The local authority offers black sacks to all illegal encampments and advises sacks will be collected if used and set out at allocated spot.
Costs do not include this as collections are made on a “passing” basis.
Angus Council said most sites are left in a reasonable state due to this.
A spokesman for Angus Council said: “Angus Council works within a legal framework for the management of unauthorised encampments.
“Each encampment is different and requires a bespoke approach.
“The council and its partners will work with each encampment to offer support for its occupants and address any issues on a case by case basis.
“The figures provided represent overall costs.
“There is no average case and, therefore, no average cost.”
In January Angus Council leader Iain Gaul said the local authority could ill afford substantial clean-up costs.
Mr Gaul said it was “not frustrating, but bloody annoying” that the council is forced to pick up the tab.
He said the council had spent a “fortune” on works including digging ditches, putting in barriers and placing boulders over entrances to open areas of ground to prevent unauthorised entry.
In theory, the 149-year-old Trespass (Scotland) Act 1865 can deem it an offence to set up a site without permission but police are bound by guidelines issued by the Lord Advocate in 2004 that there is a presumption against prosecution of Travellers for such a crime.

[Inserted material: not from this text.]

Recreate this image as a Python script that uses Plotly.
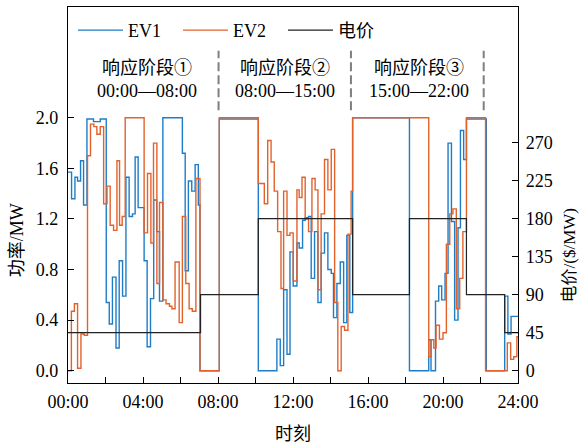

It means officers have no legal right or authority to clear illicit sites or move Travellers from land and to do so would be unlawful.
Travellers have a long history in Scotland, with a number of references to them in royal circles during the realm of James IV in the early 16th Century.
When the first gypsies arrived in Denmark in 1505 they even carried a letter of recommendation from the Scottish king, and it is known Romanies danced at Holyrood Palace in 1530.
While they have been in Scotland for many centuries, they still retain much of their own cultures and customs.